▶ **EXERCISE OBJECTIVE**
Type out the material below exactly.

▶ **Records from a dataset**
━━━

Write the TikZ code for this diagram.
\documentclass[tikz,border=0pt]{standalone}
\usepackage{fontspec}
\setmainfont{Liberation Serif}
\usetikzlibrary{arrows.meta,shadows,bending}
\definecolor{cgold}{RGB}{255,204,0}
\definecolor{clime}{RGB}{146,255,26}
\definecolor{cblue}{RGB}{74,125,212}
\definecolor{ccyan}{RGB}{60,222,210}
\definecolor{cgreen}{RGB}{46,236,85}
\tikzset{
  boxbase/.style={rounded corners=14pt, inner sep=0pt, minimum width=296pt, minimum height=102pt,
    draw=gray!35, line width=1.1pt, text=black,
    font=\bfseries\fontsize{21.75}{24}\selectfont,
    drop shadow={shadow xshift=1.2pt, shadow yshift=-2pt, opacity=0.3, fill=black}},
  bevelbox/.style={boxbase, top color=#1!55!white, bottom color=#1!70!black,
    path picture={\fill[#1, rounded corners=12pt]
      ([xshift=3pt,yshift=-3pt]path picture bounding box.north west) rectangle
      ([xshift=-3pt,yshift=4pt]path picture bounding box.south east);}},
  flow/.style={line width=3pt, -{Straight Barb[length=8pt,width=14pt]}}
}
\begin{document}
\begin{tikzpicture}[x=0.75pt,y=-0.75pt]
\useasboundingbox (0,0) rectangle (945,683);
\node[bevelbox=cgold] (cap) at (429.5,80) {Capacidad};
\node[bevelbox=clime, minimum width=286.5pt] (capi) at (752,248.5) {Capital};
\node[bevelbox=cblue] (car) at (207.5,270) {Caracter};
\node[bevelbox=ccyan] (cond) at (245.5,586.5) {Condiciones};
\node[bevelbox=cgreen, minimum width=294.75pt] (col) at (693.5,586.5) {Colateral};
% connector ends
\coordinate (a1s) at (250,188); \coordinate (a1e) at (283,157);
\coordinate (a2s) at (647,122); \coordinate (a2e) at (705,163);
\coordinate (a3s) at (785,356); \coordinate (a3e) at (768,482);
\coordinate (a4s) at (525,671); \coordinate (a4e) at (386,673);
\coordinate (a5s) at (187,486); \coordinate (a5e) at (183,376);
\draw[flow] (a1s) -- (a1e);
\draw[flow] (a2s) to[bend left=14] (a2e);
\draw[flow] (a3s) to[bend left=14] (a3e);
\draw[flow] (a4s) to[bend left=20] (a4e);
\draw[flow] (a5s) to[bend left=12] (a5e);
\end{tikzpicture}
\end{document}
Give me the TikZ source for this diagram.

━━━

▶ **TASK RESULT**
Write the TikZ code for this diagram.
\documentclass[tikz,border=0pt]{standalone}
\usepackage{fontspec}
\setmainfont{Liberation Serif}
\usetikzlibrary{arrows.meta,shadows,bending}
\definecolor{cgold}{RGB}{255,204,0}
\definecolor{clime}{RGB}{146,255,26}
\definecolor{cblue}{RGB}{74,125,212}
\definecolor{ccyan}{RGB}{60,222,210}
\definecolor{cgreen}{RGB}{46,236,85}
\tikzset{
  boxbase/.style={rounded corners=14pt, inner sep=0pt, minimum width=296pt, minimum height=102pt,
    draw=gray!35, line width=1.1pt, text=black,
    font=\bfseries\fontsize{21.75}{24}\selectfont,
    drop shadow={shadow xshift=1.2pt, shadow yshift=-2pt, opacity=0.3, fill=black}},
  bevelbox/.style={boxbase, top color=#1!55!white, bottom color=#1!70!black,
    path picture={\fill[#1, rounded corners=12pt]
      ([xshift=3pt,yshift=-3pt]path picture bounding box.north west) rectangle
      ([xshift=-3pt,yshift=4pt]path picture bounding box.south east);}},
  flow/.style={line width=3pt, -{Straight Barb[length=8pt,width=14pt]}}
}
\begin{document}
\begin{tikzpicture}[x=0.75pt,y=-0.75pt]
\useasboundingbox (0,0) rectangle (945,683);
\node[bevelbox=cgold] (cap) at (429.5,80) {Capacidad};
\node[bevelbox=clime, minimum width=286.5pt] (capi) at (752,248.5) {Capital};
\node[bevelbox=cblue] (car) at (207.5,270) {Caracter};
\node[bevelbox=ccyan] (cond) at (245.5,586.5) {Condiciones};
\node[bevelbox=cgreen, minimum width=294.75pt] (col) at (693.5,586.5) {Colateral};
% connector ends
\coordinate (a1s) at (250,188); \coordinate (a1e) at (283,157);
\coordinate (a2s) at (647,122); \coordinate (a2e) at (705,163);
\coordinate (a3s) at (785,356); \coordinate (a3e) at (768,482);
\coordinate (a4s) at (525,671); \coordinate (a4e) at (386,673);
\coordinate (a5s) at (187,486); \coordinate (a5e) at (183,376);
\draw[flow] (a1s) -- (a1e);
\draw[flow] (a2s) to[bend left=14] (a2e);
\draw[flow] (a3s) to[bend left=14] (a3e);
\draw[flow] (a4s) to[bend left=20] (a4e);
\draw[flow] (a5s) to[bend left=12] (a5e);
\end{tikzpicture}
\end{document}
Give me the TikZ source for this diagram.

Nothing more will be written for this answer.